• _What the task requires_
Write out the material exactly, leaving every picture behind.
+---+
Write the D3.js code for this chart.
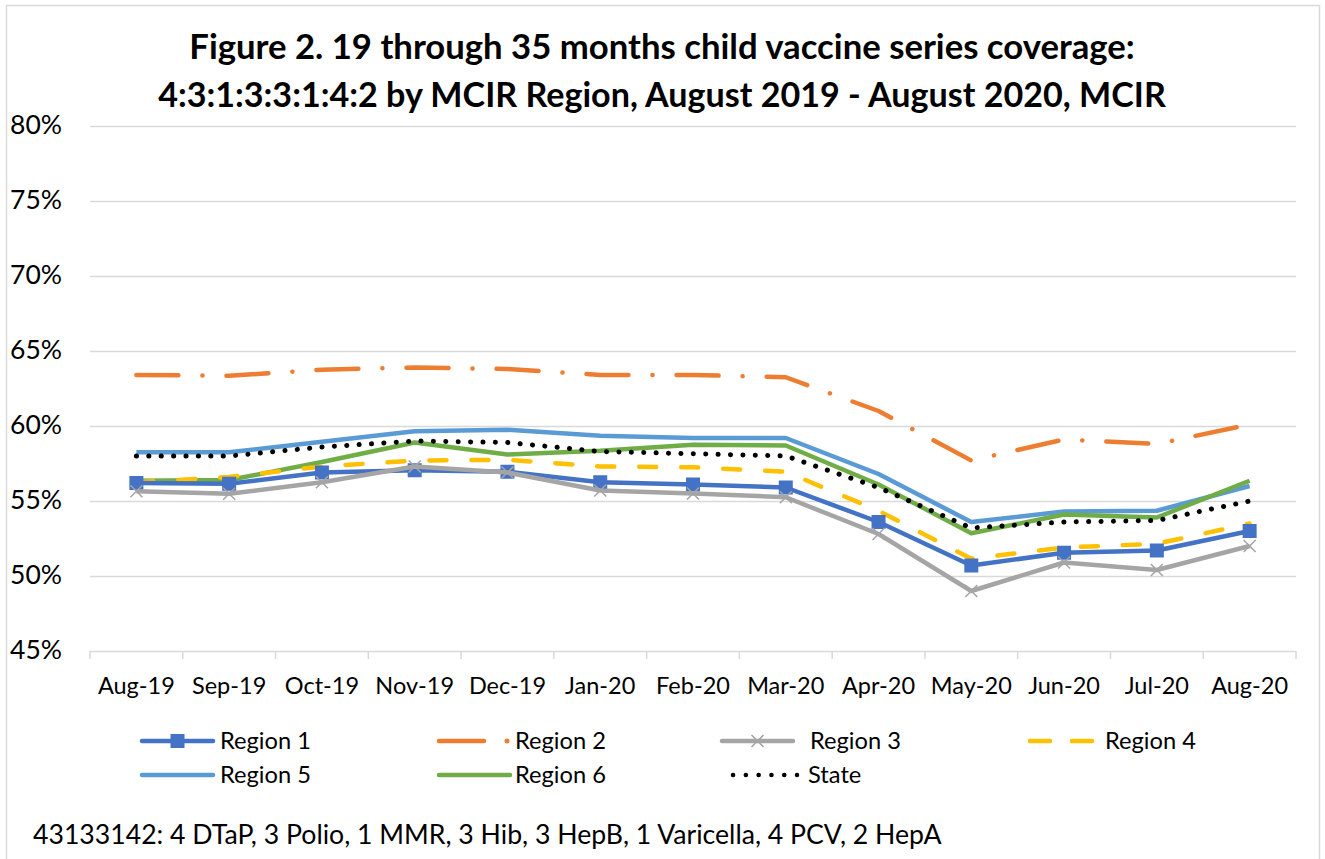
<!DOCTYPE html>
<html><head><meta charset="utf-8">
<script src="https://cdn.jsdelivr.net/npm/d3@7"></script>
<style>body{margin:0;background:#fff}svg{display:block}text{font-family:Lato,"Open Sans",sans-serif;fill:#000}</style>
</head><body><svg id="c" width="1325" height="859"></svg>
<script>
const months = ["Aug-19","Sep-19","Oct-19","Nov-19","Dec-19","Jan-20","Feb-20","Mar-20","Apr-20","May-20","Jun-20","Jul-20","Aug-20"];
const region1 = [56.2,56.15,56.9,57.05,56.95,56.25,56.1,55.9,53.6,50.7,51.55,51.7,53.0];
const region2 = [63.4,63.35,63.75,63.9,63.8,63.4,63.4,63.25,61.0,57.7,59.1,58.8,60.1];
const region3 = [55.65,55.48,56.25,57.3,56.9,55.7,55.5,55.25,52.8,49.0,50.9,50.4,52.0];
const region4 = [56.25,56.6,57.3,57.7,57.75,57.3,57.25,56.95,54.35,51.15,51.9,52.15,53.5];
const region5 = [58.25,58.25,58.95,59.65,59.75,59.35,59.2,59.2,56.8,53.6,54.3,54.35,56.0];
const region6 = [56.35,56.4,57.6,58.9,58.1,58.35,58.75,58.7,56.1,52.85,54.1,53.9,56.35];
const state   = [58.0,58.0,58.6,59.0,58.9,58.3,58.15,58.0,55.9,53.2,53.6,53.7,55.0];
const yTicks = [45,50,55,60,65,70,75,80];
const titleLines = ["Figure 2. 19 through 35 months child vaccine series coverage:","4:3:1:3:3:1:4:2 by MCIR Region, August 2019 - August 2020, MCIR"];
const footnote = "43133142: 4 DTaP, 3 Polio, 1 MMR, 3 Hib, 3 HepB, 1 Varicella, 4 PCV, 2 HepA";

const series = [
  {name:"Region 1", values:region1, color:"#4472C4", dash:null, marker:"square"},
  {name:"Region 2", values:region2, color:"#ED7D31", dash:"42 24 0.1 24", marker:null},
  {name:"Region 3", values:region3, color:"#A5A5A5", dash:null, marker:"x"},
  {name:"Region 4", values:region4, color:"#FFC000", dash:"17 25", marker:null},
  {name:"Region 5", values:region5, color:"#5B9BD5", dash:null, marker:null},
  {name:"Region 6", values:region6, color:"#70AD47", dash:null, marker:null},
  {name:"State", values:state, color:"#000000", dash:"0.1 12.3", marker:null, width:5}
];
const drawOrder = [1,4,5,6,3,0,2];

const svg = d3.select("#c");
const m = {left:90,right:1296,top:126,bottom:651};

svg.append("rect").attr("x",6.5).attr("y",5.5).attr("width",1313).attr("height",880)
  .attr("fill","#fff").attr("stroke","#d9d9d9").attr("stroke-width",1.5);

const x = d3.scaleBand().domain(months).range([m.left,m.right]);
const y = d3.scaleLinear().domain([45,80]).range([m.bottom,m.top]);

function fit(sel, target){
  const n = sel.node(); const fs = parseFloat(sel.attr("font-size"));
  const w = n.getComputedTextLength();
  sel.attr("font-size", fs*target/w);
  return fs*target/w;
}

titleLines.forEach((t,i)=>{
  const tt = svg.append("text").attr("x",662).attr("y",[59,107][i]).attr("text-anchor","middle")
    .attr("font-weight","bold").attr("font-size",28).text(t);
  fit(tt,[946,1008][i]);
});

const g = svg.append("g");
g.selectAll("line.grid").data(yTicks).join("line")
  .attr("x1",m.left).attr("x2",m.right).attr("y1",d=>Math.round(y(d))+0.5).attr("y2",d=>Math.round(y(d))+0.5)
  .attr("stroke","#d9d9d9").attr("stroke-width",1.5);
const bounds = months.map(mm=>x(mm)).concat([m.right]);
g.selectAll("line.xt").data(bounds).join("line")
  .attr("x1",d=>d).attr("x2",d=>d).attr("y1",y(45)).attr("y2",y(45)+8)
  .attr("stroke","#d9d9d9").attr("stroke-width",1.5);

const ySample = svg.append("text").attr("font-size",22).text("80%");
const yfs = fit(ySample,52); ySample.remove();
svg.selectAll("text.yl").data(yTicks).join("text").attr("class","yl")
  .attr("x",62).attr("y",d=>y(d)+8).attr("text-anchor","end").attr("font-size",yfs)
  .text(d=>d+"%");

const xSample = svg.append("text").attr("font-size",20).text("Aug-19");
const xfs = fit(xSample,77); xSample.remove();
svg.selectAll("text.xl").data(months).join("text").attr("class","xl")
  .attr("x",d=>x(d)+x.bandwidth()/2).attr("y",694).attr("text-anchor","middle").attr("font-size",xfs)
  .text(d=>d);

const cx = d=>x(d)+x.bandwidth()/2;
const line = d3.line().x((v,i)=>cx(months[i])).y(v=>y(v));

function drawMarker(gg, type, px, py, color){
  if(type==="square"){
    gg.append("rect").attr("x",px-7).attr("y",py-7).attr("width",14).attr("height",14).attr("fill",color);
  } else if(type==="x"){
    gg.append("path").attr("d",`M${px-6},${py-6}L${px+6},${py+6}M${px-6},${py+6}L${px+6},${py-6}`)
      .attr("stroke",color).attr("stroke-width",1.6).attr("fill","none");
  }
}

drawOrder.forEach(i=>{
  const s = series[i];
  const gg = svg.append("g");
  gg.append("path").attr("d",line(s.values)).attr("fill","none").attr("stroke",s.color)
    .attr("stroke-width",s.width||4.5).attr("stroke-linejoin","round")
    .attr("stroke-linecap",s.dash?"round":"butt")
    .attr("stroke-dasharray",s.dash);
  if(s.marker){
    s.values.forEach((v,j)=>drawMarker(gg,s.marker,cx(months[j]),y(v),s.color));
  }
});

const legendPos = [
  {x:140,y:741,tx:220},{x:437,y:741,tx:515},{x:720,y:741,tx:810},{x:1028,y:741,tx:1105},
  {x:140,y:775,tx:220},{x:437,y:775,tx:515},{x:733,y:775,tx:808}
];
const lSample = svg.append("text").attr("font-size",20).text("Region 1");
const lfs = fit(lSample,91); lSample.remove();
series.forEach((s,i)=>{
  const p = legendPos[i];
  const gg = svg.append("g");
  const len = 75;
  if(s.name==="Region 2"){
    gg.append("line").attr("x1",p.x+2).attr("x2",p.x+47).attr("y1",p.y).attr("y2",p.y)
      .attr("stroke",s.color).attr("stroke-width",4.5).attr("stroke-linecap","round");
    gg.append("circle").attr("cx",p.x+70).attr("cy",p.y).attr("r",2.5).attr("fill",s.color);
  } else if(s.name==="Region 4"){
    gg.append("line").attr("x1",p.x+2).attr("x2",p.x+22).attr("y1",p.y).attr("y2",p.y)
      .attr("stroke",s.color).attr("stroke-width",4.5).attr("stroke-linecap","round");
    gg.append("line").attr("x1",p.x+44).attr("x2",p.x+64).attr("y1",p.y).attr("y2",p.y)
      .attr("stroke",s.color).attr("stroke-width",4.5).attr("stroke-linecap","round");
  } else if(s.name==="State"){
    gg.append("line").attr("x1",p.x).attr("x2",p.x+64).attr("y1",p.y).attr("y2",p.y)
      .attr("stroke",s.color).attr("stroke-width",4.5).attr("stroke-linecap","round")
      .attr("stroke-dasharray","0.1 12.7");
  } else {
    gg.append("line").attr("x1",p.x+2).attr("x2",p.x+len-2).attr("y1",p.y).attr("y2",p.y)
      .attr("stroke",s.color).attr("stroke-width",4.5).attr("stroke-linecap","round");
    if(s.marker) drawMarker(gg,s.marker,p.x+len/2,p.y,s.color);
  }
  svg.append("text").attr("x",p.tx).attr("y",p.y+8).attr("font-size",lfs).text(s.name);
});

const fn = svg.append("text").attr("x",33).attr("y",844).attr("font-size",20).text(footnote);
fit(fn,909);
</script></body></html>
+---+
• _Completed task_
Write the D3.js code for this chart.
<!DOCTYPE html>
<html><head><meta charset="utf-8">
<script src="https://cdn.jsdelivr.net/npm/d3@7"></script>
<style>body{margin:0;background:#fff}svg{display:block}text{font-family:Lato,"Open Sans",sans-serif;fill:#000}</style>
</head><body><svg id="c" width="1325" height="859"></svg>
<script>
const months = ["Aug-19","Sep-19","Oct-19","Nov-19","Dec-19","Jan-20","Feb-20","Mar-20","Apr-20","May-20","Jun-20","Jul-20","Aug-20"];
const region1 = [56.2,56.15,56.9,57.05,56.95,56.25,56.1,55.9,53.6,50.7,51.55,51.7,53.0];
const region2 = [63.4,63.35,63.75,63.9,63.8,63.4,63.4,63.25,61.0,57.7,59.1,58.8,60.1];
const region3 = [55.65,55.48,56.25,57.3,56.9,55.7,55.5,55.25,52.8,49.0,50.9,50.4,52.0];
const region4 = [56.25,56.6,57.3,57.7,57.75,57.3,57.25,56.95,54.35,51.15,51.9,52.15,53.5];
const region5 = [58.25,58.25,58.95,59.65,59.75,59.35,59.2,59.2,56.8,53.6,54.3,54.35,56.0];
const region6 = [56.35,56.4,57.6,58.9,58.1,58.35,58.75,58.7,56.1,52.85,54.1,53.9,56.35];
const state   = [58.0,58.0,58.6,59.0,58.9,58.3,58.15,58.0,55.9,53.2,53.6,53.7,55.0];
const yTicks = [45,50,55,60,65,70,75,80];
const titleLines = ["Figure 2. 19 through 35 months child vaccine series coverage:","4:3:1:3:3:1:4:2 by MCIR Region, August 2019 - August 2020, MCIR"];
const footnote = "43133142: 4 DTaP, 3 Polio, 1 MMR, 3 Hib, 3 HepB, 1 Varicella, 4 PCV, 2 HepA";

const series = [
  {name:"Region 1", values:region1, color:"#4472C4", dash:null, marker:"square"},
  {name:"Region 2", values:region2, color:"#ED7D31", dash:"42 24 0.1 24", marker:null},
  {name:"Region 3", values:region3, color:"#A5A5A5", dash:null, marker:"x"},
  {name:"Region 4", values:region4, color:"#FFC000", dash:"17 25", marker:null},
  {name:"Region 5", values:region5, color:"#5B9BD5", dash:null, marker:null},
  {name:"Region 6", values:region6, color:"#70AD47", dash:null, marker:null},
  {name:"State", values:state, color:"#000000", dash:"0.1 12.3", marker:null, width:5}
];
const drawOrder = [1,4,5,6,3,0,2];

const svg = d3.select("#c");
const m = {left:90,right:1296,top:126,bottom:651};

svg.append("rect").attr("x",6.5).attr("y",5.5).attr("width",1313).attr("height",880)
  .attr("fill","#fff").attr("stroke","#d9d9d9").attr("stroke-width",1.5);

const x = d3.scaleBand().domain(months).range([m.left,m.right]);
const y = d3.scaleLinear().domain([45,80]).range([m.bottom,m.top]);

function fit(sel, target){
  const n = sel.node(); const fs = parseFloat(sel.attr("font-size"));
  const w = n.getComputedTextLength();
  sel.attr("font-size", fs*target/w);
  return fs*target/w;
}

titleLines.forEach((t,i)=>{
  const tt = svg.append("text").attr("x",662).attr("y",[59,107][i]).attr("text-anchor","middle")
    .attr("font-weight","bold").attr("font-size",28).text(t);
  fit(tt,[946,1008][i]);
});

const g = svg.append("g");
g.selectAll("line.grid").data(yTicks).join("line")
  .attr("x1",m.left).attr("x2",m.right).attr("y1",d=>Math.round(y(d))+0.5).attr("y2",d=>Math.round(y(d))+0.5)
  .attr("stroke","#d9d9d9").attr("stroke-width",1.5);
const bounds = months.map(mm=>x(mm)).concat([m.right]);
g.selectAll("line.xt").data(bounds).join("line")
  .attr("x1",d=>d).attr("x2",d=>d).attr("y1",y(45)).attr("y2",y(45)+8)
  .attr("stroke","#d9d9d9").attr("stroke-width",1.5);

const ySample = svg.append("text").attr("font-size",22).text("80%");
const yfs = fit(ySample,52); ySample.remove();
svg.selectAll("text.yl").data(yTicks).join("text").attr("class","yl")
  .attr("x",62).attr("y",d=>y(d)+8).attr("text-anchor","end").attr("font-size",yfs)
  .text(d=>d+"%");

const xSample = svg.append("text").attr("font-size",20).text("Aug-19");
const xfs = fit(xSample,77); xSample.remove();
svg.selectAll("text.xl").data(months).join("text").attr("class","xl")
  .attr("x",d=>x(d)+x.bandwidth()/2).attr("y",694).attr("text-anchor","middle").attr("font-size",xfs)
  .text(d=>d);

const cx = d=>x(d)+x.bandwidth()/2;
const line = d3.line().x((v,i)=>cx(months[i])).y(v=>y(v));

function drawMarker(gg, type, px, py, color){
  if(type==="square"){
    gg.append("rect").attr("x",px-7).attr("y",py-7).attr("width",14).attr("height",14).attr("fill",color);
  } else if(type==="x"){
    gg.append("path").attr("d",`M${px-6},${py-6}L${px+6},${py+6}M${px-6},${py+6}L${px+6},${py-6}`)
      .attr("stroke",color).attr("stroke-width",1.6).attr("fill","none");
  }
}

drawOrder.forEach(i=>{
  const s = series[i];
  const gg = svg.append("g");
  gg.append("path").attr("d",line(s.values)).attr("fill","none").attr("stroke",s.color)
    .attr("stroke-width",s.width||4.5).attr("stroke-linejoin","round")
    .attr("stroke-linecap",s.dash?"round":"butt")
    .attr("stroke-dasharray",s.dash);
  if(s.marker){
    s.values.forEach((v,j)=>drawMarker(gg,s.marker,cx(months[j]),y(v),s.color));
  }
});

const legendPos = [
  {x:140,y:741,tx:220},{x:437,y:741,tx:515},{x:720,y:741,tx:810},{x:1028,y:741,tx:1105},
  {x:140,y:775,tx:220},{x:437,y:775,tx:515},{x:733,y:775,tx:808}
];
const lSample = svg.append("text").attr("font-size",20).text("Region 1");
const lfs = fit(lSample,91); lSample.remove();
series.forEach((s,i)=>{
  const p = legendPos[i];
  const gg = svg.append("g");
  const len = 75;
  if(s.name==="Region 2"){
    gg.append("line").attr("x1",p.x+2).attr("x2",p.x+47).attr("y1",p.y).attr("y2",p.y)
      .attr("stroke",s.color).attr("stroke-width",4.5).attr("stroke-linecap","round");
    gg.append("circle").attr("cx",p.x+70).attr("cy",p.y).attr("r",2.5).attr("fill",s.color);
  } else if(s.name==="Region 4"){
    gg.append("line").attr("x1",p.x+2).attr("x2",p.x+22).attr("y1",p.y).attr("y2",p.y)
      .attr("stroke",s.color).attr("stroke-width",4.5).attr("stroke-linecap","round");
    gg.append("line").attr("x1",p.x+44).attr("x2",p.x+64).attr("y1",p.y).attr("y2",p.y)
      .attr("stroke",s.color).attr("stroke-width",4.5).attr("stroke-linecap","round");
  } else if(s.name==="State"){
    gg.append("line").attr("x1",p.x).attr("x2",p.x+64).attr("y1",p.y).attr("y2",p.y)
      .attr("stroke",s.color).attr("stroke-width",4.5).attr("stroke-linecap","round")
      .attr("stroke-dasharray","0.1 12.7");
  } else {
    gg.append("line").attr("x1",p.x+2).attr("x2",p.x+len-2).attr("y1",p.y).attr("y2",p.y)
      .attr("stroke",s.color).attr("stroke-width",4.5).attr("stroke-linecap","round");
    if(s.marker) drawMarker(gg,s.marker,p.x+len/2,p.y,s.color);
  }
  svg.append("text").attr("x",p.tx).attr("y",p.y+8).attr("font-size",lfs).text(s.name);
});

const fn = svg.append("text").attr("x",33).attr("y",844).attr("font-size",20).text(footnote);
fit(fn,909);
</script></body></html>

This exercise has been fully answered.